Of course interesting things happen when the alliance has outlived its usefulness (I think only A-bombs curbed that in the case of Stalin and Churchill).
I've read Churchill's book on the endgame of World War II. Even before the fall of Berlin, Stalin was positioning forces for immediate follow-up. Churchill's attempts to persuade FDR that "Uncle Joe" might act in bad faith, were as unsuccessful as Churchill's attempts, from 1932 to 1938, to persuade his nation that dialogue and compromise with Hitler were futile. Churchill noted with deep regret that Britain declared war in 1939, to defend Poland... and that Britain did not, in the 1945 outcome, secure Poland's autonomy and freedom.
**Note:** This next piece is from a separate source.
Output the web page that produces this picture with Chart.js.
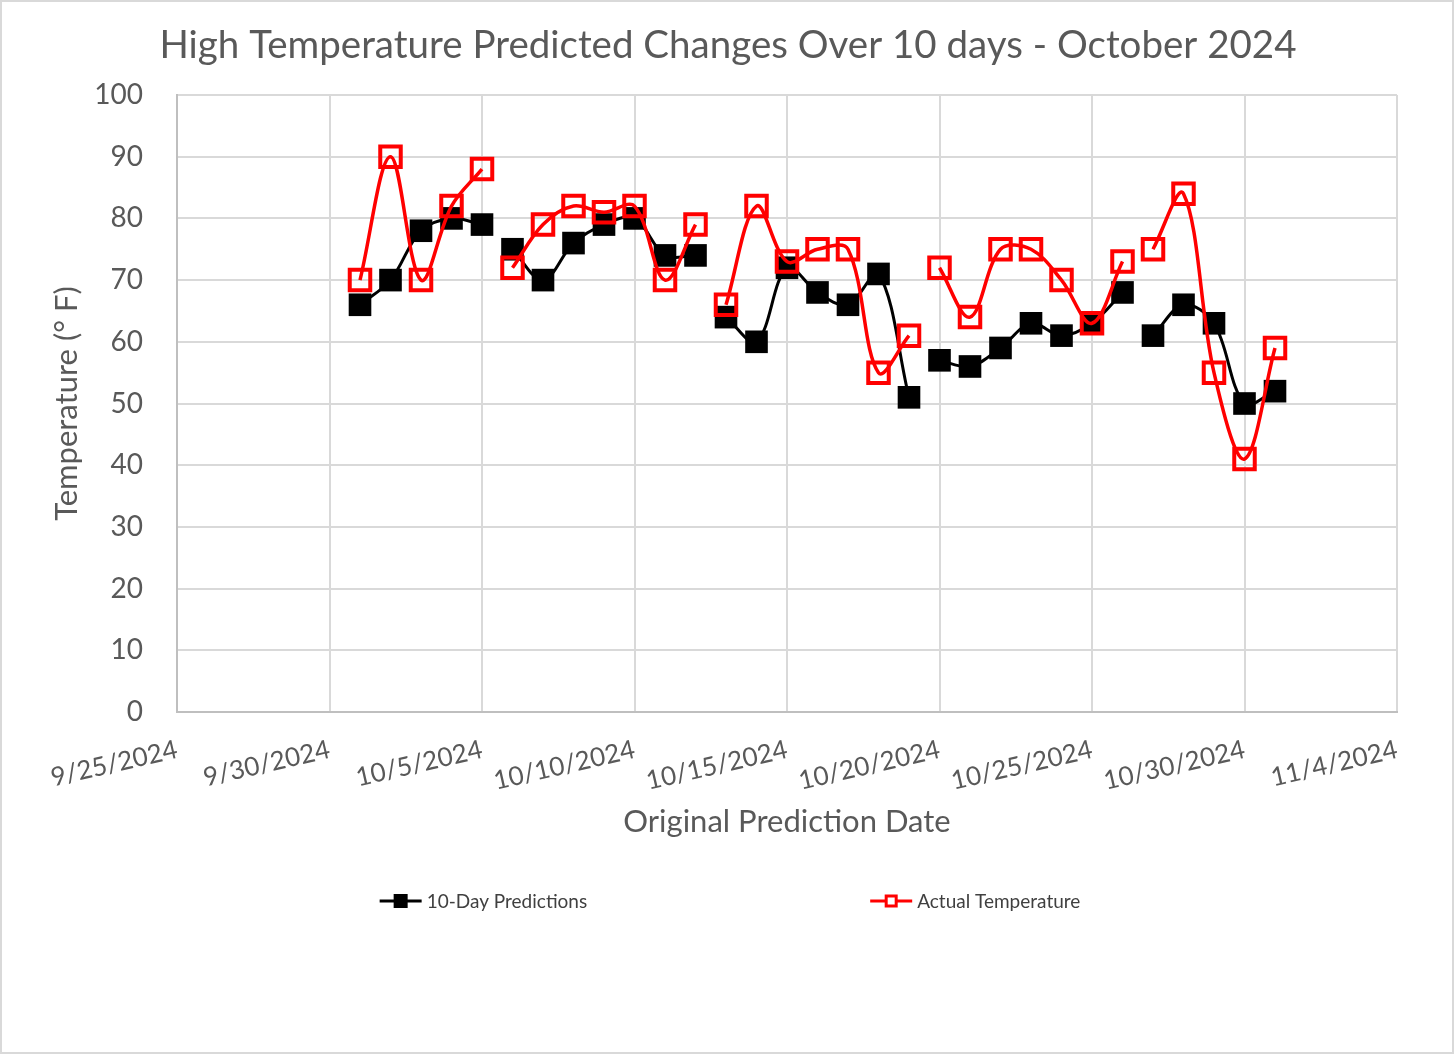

Churchill's treatment of India as a conquered territory had unpleasant parallels with Hitler's attitude towards the Slavic "untermenschen". In 1931, he said "“It is alarming and also nauseating to see Mr. Gandhi, a seditious Middle [Inner] Temple lawyer, now posing as a fakir of a type well known in the East, striding half-naked up the steps of the Viceregal palace, while he is still organizing and conducting a defiant campaign of civil disobedience, to parley on equal terms with the representative of the King-Emperor.” And then some years later, very different things, such as “Mr. Gandhi has gone up very high in my esteem since he stood up for the untouchables”. He had a noble character in some ways, and a savage character in other ways, and he changed over time.
There are people who see the real world in black and white, eternally, and who bring that perspective to their D&D campaigns. They baffle me. *shrug* To each their own.